→ What you need to do
All lines in the records below from the line with "Clone this diagram in TikZ." through the line with "(lower) at (1255,152)" are to be given again exactly, both ends included; the pictures are to be left out.

→ Provided data
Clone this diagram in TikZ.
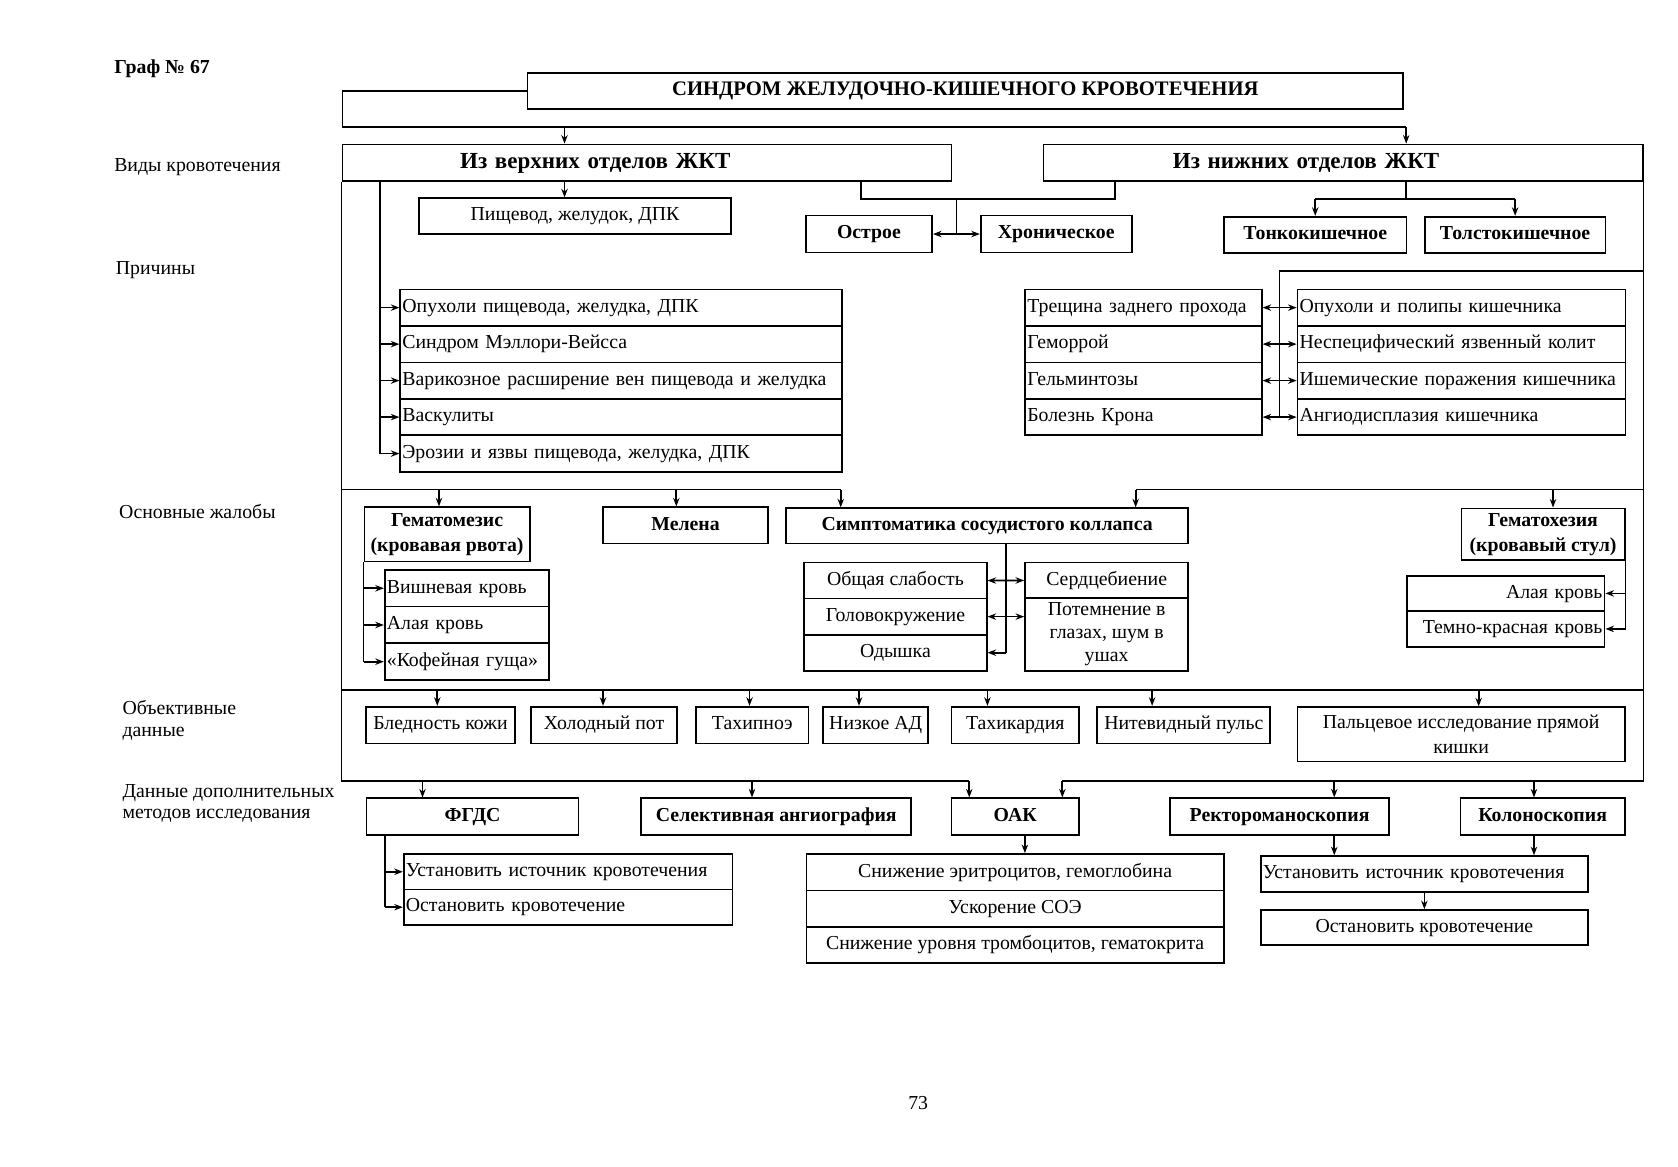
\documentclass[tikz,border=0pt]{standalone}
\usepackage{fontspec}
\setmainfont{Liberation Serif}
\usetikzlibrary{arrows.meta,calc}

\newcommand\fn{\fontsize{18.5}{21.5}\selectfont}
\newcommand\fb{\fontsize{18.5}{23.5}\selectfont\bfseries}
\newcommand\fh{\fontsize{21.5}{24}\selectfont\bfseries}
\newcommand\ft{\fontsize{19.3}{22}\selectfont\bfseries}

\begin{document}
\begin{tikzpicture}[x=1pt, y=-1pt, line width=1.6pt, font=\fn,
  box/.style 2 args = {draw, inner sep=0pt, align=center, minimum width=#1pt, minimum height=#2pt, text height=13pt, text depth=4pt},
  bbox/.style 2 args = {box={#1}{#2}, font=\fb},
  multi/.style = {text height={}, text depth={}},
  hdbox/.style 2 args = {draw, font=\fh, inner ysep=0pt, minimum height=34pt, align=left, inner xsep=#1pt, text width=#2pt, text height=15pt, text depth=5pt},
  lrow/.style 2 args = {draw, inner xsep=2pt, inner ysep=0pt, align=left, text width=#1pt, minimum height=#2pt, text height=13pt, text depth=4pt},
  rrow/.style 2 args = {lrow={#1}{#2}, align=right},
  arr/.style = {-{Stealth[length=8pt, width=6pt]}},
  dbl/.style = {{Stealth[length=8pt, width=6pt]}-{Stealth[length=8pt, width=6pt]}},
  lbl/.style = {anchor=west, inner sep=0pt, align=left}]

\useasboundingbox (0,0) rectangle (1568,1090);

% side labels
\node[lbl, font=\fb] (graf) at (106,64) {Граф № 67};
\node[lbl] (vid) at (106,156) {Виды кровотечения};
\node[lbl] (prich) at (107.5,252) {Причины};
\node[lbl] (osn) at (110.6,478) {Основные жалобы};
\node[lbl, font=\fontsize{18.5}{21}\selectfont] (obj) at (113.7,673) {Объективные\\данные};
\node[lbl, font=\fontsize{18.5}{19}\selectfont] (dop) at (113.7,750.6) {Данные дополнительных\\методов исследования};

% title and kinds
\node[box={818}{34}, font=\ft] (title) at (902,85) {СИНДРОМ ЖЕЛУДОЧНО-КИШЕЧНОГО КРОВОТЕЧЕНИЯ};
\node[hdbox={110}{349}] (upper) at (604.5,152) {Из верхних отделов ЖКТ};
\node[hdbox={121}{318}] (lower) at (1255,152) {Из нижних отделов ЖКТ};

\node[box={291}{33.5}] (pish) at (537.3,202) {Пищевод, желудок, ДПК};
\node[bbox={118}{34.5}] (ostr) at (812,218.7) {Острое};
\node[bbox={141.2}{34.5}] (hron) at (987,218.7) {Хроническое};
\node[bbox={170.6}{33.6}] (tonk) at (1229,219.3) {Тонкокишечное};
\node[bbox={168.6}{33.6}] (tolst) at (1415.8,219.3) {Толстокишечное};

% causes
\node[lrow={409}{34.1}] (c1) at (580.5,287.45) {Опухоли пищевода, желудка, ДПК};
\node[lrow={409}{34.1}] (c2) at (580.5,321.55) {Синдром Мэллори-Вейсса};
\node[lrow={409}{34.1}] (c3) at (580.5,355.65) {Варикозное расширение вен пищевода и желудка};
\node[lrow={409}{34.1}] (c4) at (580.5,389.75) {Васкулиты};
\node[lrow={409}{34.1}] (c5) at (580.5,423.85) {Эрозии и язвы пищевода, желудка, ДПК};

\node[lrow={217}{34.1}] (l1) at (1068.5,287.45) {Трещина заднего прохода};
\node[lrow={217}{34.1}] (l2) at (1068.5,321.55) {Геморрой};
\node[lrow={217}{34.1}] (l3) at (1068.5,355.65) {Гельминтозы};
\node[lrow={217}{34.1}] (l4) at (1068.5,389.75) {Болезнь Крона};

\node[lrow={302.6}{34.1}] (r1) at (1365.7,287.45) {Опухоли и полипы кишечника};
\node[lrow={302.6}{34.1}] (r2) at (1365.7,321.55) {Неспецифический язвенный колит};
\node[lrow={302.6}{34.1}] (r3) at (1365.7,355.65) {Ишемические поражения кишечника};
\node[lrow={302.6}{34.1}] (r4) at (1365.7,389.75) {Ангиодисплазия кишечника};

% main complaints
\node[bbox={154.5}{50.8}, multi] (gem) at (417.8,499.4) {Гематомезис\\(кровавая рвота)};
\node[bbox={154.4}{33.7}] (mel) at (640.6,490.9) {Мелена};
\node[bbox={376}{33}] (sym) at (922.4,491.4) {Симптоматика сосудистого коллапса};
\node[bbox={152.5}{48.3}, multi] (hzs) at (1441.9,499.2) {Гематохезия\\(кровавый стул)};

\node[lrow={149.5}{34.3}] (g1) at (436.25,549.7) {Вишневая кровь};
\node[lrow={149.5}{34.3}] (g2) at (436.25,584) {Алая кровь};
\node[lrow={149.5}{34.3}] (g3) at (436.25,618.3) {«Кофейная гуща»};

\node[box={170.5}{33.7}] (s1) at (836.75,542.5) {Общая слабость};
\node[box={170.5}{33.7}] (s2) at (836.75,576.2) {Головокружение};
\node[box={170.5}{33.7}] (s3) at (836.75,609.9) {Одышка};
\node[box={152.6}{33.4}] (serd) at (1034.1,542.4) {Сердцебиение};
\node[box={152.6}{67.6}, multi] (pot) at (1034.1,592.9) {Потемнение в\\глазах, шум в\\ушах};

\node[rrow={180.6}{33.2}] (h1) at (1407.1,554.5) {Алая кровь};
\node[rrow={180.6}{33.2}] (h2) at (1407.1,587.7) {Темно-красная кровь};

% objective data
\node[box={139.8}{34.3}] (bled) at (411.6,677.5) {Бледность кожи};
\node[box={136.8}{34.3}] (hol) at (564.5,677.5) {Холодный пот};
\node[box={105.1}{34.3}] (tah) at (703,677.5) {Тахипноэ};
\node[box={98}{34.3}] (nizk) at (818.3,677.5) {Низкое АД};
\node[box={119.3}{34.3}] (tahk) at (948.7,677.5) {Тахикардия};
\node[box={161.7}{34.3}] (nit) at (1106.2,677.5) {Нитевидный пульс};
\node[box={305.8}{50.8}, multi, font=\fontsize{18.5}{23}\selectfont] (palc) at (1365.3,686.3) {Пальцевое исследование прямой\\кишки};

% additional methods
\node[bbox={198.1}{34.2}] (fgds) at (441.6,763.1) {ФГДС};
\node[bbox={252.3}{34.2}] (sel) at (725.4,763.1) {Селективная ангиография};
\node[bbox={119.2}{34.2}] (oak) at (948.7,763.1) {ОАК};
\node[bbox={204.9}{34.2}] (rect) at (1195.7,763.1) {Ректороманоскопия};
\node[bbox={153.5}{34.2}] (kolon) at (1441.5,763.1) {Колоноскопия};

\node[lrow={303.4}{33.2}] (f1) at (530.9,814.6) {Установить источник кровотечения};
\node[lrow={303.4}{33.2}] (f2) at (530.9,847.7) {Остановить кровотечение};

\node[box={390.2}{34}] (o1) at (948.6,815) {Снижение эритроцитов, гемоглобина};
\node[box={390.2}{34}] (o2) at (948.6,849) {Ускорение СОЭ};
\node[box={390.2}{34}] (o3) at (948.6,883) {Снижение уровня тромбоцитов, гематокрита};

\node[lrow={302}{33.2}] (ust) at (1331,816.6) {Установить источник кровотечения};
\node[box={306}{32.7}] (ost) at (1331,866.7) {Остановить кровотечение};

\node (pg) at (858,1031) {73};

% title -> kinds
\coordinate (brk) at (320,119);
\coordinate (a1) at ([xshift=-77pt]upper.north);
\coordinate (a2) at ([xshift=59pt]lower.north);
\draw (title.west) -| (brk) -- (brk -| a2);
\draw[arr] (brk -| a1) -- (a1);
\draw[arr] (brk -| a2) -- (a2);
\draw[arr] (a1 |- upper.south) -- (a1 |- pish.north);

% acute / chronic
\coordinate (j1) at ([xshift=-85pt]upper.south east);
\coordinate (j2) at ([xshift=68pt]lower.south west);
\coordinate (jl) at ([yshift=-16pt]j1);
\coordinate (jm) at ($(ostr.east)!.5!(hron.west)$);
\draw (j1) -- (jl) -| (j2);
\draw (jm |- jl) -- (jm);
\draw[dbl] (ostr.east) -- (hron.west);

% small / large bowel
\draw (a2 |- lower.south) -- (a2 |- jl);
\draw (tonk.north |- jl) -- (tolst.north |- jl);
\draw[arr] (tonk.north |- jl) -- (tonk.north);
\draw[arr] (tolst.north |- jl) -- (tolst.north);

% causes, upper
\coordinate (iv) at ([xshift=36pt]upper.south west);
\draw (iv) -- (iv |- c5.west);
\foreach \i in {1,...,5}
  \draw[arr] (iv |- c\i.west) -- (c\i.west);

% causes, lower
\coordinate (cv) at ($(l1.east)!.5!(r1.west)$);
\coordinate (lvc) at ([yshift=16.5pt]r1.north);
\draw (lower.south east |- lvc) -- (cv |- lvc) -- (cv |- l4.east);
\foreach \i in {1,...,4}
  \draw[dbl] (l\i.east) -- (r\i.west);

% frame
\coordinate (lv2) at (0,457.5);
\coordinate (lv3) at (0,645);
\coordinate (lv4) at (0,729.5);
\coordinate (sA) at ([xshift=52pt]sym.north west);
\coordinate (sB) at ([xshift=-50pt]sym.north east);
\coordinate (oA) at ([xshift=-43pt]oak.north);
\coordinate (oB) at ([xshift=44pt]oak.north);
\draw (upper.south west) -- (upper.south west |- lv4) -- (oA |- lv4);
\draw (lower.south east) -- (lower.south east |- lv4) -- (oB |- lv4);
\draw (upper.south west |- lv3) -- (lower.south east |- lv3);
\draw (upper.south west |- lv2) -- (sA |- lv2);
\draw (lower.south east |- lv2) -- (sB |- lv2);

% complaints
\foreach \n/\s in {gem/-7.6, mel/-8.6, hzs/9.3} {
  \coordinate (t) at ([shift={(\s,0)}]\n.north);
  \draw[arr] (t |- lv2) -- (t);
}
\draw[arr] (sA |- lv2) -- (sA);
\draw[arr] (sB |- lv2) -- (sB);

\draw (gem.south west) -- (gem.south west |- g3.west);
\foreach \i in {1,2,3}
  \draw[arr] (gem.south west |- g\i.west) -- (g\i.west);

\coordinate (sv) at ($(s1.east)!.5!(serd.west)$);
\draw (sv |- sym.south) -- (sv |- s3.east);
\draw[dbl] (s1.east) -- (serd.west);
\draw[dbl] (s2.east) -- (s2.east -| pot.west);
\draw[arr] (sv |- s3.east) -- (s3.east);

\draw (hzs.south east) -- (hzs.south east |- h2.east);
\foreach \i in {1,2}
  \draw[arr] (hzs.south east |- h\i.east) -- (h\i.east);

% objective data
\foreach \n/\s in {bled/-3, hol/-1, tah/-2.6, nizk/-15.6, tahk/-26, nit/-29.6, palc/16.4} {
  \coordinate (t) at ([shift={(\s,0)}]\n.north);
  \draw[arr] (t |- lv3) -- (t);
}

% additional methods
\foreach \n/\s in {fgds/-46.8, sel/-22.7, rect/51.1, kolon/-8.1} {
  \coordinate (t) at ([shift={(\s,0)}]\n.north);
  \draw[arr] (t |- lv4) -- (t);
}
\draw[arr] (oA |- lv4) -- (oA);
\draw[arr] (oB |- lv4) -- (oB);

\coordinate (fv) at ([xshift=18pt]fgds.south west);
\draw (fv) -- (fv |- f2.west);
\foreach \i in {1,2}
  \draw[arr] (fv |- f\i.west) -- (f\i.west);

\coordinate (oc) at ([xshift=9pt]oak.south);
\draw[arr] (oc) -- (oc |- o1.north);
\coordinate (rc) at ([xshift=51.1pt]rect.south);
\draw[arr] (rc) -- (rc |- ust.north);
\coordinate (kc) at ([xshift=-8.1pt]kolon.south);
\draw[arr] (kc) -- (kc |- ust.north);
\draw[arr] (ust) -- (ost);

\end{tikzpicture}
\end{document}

* * *

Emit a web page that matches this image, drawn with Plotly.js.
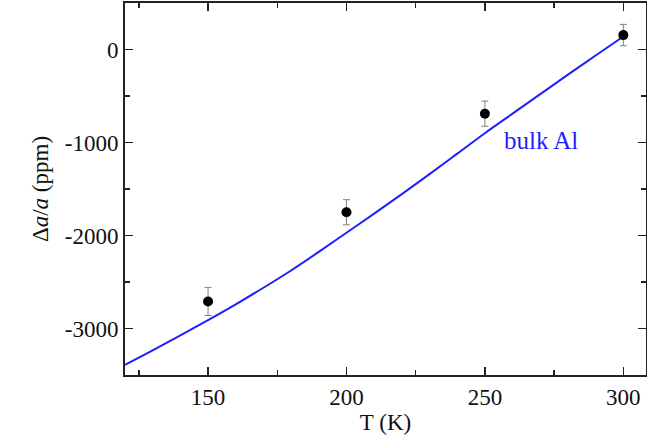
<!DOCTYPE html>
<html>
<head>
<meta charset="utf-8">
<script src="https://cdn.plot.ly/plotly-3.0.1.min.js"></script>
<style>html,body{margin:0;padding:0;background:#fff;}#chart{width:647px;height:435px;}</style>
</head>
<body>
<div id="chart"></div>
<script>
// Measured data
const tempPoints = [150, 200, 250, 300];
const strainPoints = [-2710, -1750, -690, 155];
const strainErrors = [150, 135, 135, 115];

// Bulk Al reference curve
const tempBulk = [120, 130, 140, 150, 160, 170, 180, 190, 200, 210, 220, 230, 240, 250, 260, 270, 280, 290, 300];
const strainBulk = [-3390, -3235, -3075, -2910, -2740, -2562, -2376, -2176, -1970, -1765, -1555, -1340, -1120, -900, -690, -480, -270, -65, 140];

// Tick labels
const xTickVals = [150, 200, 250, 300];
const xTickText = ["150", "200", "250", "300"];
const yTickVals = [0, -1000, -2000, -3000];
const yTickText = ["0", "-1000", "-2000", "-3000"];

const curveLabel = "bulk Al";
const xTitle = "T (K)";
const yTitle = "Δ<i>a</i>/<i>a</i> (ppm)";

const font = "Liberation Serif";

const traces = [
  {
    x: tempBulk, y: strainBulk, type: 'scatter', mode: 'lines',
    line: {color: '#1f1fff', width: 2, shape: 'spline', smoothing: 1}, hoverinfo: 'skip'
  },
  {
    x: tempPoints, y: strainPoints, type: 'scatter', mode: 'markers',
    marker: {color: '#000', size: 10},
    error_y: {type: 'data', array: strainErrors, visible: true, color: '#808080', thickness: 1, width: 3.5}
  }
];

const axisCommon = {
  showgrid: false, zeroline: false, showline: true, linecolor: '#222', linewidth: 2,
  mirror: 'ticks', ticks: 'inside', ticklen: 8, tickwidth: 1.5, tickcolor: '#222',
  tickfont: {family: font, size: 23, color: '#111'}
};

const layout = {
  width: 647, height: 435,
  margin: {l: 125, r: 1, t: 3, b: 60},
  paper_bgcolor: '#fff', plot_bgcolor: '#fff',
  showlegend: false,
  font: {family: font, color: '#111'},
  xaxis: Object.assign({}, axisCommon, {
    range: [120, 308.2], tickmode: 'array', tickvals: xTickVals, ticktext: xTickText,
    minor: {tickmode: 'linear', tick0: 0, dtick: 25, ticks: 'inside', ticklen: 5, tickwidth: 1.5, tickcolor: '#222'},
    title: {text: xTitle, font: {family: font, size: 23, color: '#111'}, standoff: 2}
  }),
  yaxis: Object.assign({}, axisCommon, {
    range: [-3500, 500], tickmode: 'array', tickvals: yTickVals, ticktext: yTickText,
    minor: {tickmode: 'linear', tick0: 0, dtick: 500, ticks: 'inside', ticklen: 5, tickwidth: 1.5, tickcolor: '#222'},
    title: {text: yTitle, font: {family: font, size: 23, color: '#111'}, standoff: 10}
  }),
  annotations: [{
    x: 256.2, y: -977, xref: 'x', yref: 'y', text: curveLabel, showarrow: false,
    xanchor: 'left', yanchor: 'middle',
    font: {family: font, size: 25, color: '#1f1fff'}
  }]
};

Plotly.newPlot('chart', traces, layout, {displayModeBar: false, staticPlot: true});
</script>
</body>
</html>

→ Full answer
Clone this diagram in TikZ.
\documentclass[tikz,border=0pt]{standalone}
\usepackage{fontspec}
\setmainfont{Liberation Serif}
\usetikzlibrary{arrows.meta,calc}

\newcommand\fn{\fontsize{18.5}{21.5}\selectfont}
\newcommand\fb{\fontsize{18.5}{23.5}\selectfont\bfseries}
\newcommand\fh{\fontsize{21.5}{24}\selectfont\bfseries}
\newcommand\ft{\fontsize{19.3}{22}\selectfont\bfseries}

\begin{document}
\begin{tikzpicture}[x=1pt, y=-1pt, line width=1.6pt, font=\fn,
  box/.style 2 args = {draw, inner sep=0pt, align=center, minimum width=#1pt, minimum height=#2pt, text height=13pt, text depth=4pt},
  bbox/.style 2 args = {box={#1}{#2}, font=\fb},
  multi/.style = {text height={}, text depth={}},
  hdbox/.style 2 args = {draw, font=\fh, inner ysep=0pt, minimum height=34pt, align=left, inner xsep=#1pt, text width=#2pt, text height=15pt, text depth=5pt},
  lrow/.style 2 args = {draw, inner xsep=2pt, inner ysep=0pt, align=left, text width=#1pt, minimum height=#2pt, text height=13pt, text depth=4pt},
  rrow/.style 2 args = {lrow={#1}{#2}, align=right},
  arr/.style = {-{Stealth[length=8pt, width=6pt]}},
  dbl/.style = {{Stealth[length=8pt, width=6pt]}-{Stealth[length=8pt, width=6pt]}},
  lbl/.style = {anchor=west, inner sep=0pt, align=left}]

\useasboundingbox (0,0) rectangle (1568,1090);

% side labels
\node[lbl, font=\fb] (graf) at (106,64) {Граф № 67};
\node[lbl] (vid) at (106,156) {Виды кровотечения};
\node[lbl] (prich) at (107.5,252) {Причины};
\node[lbl] (osn) at (110.6,478) {Основные жалобы};
\node[lbl, font=\fontsize{18.5}{21}\selectfont] (obj) at (113.7,673) {Объективные\\данные};
\node[lbl, font=\fontsize{18.5}{19}\selectfont] (dop) at (113.7,750.6) {Данные дополнительных\\методов исследования};

% title and kinds
\node[box={818}{34}, font=\ft] (title) at (902,85) {СИНДРОМ ЖЕЛУДОЧНО-КИШЕЧНОГО КРОВОТЕЧЕНИЯ};
\node[hdbox={110}{349}] (upper) at (604.5,152) {Из верхних отделов ЖКТ};
\node[hdbox={121}{318}] (lower) at (1255,152) {Из нижних отделов ЖКТ};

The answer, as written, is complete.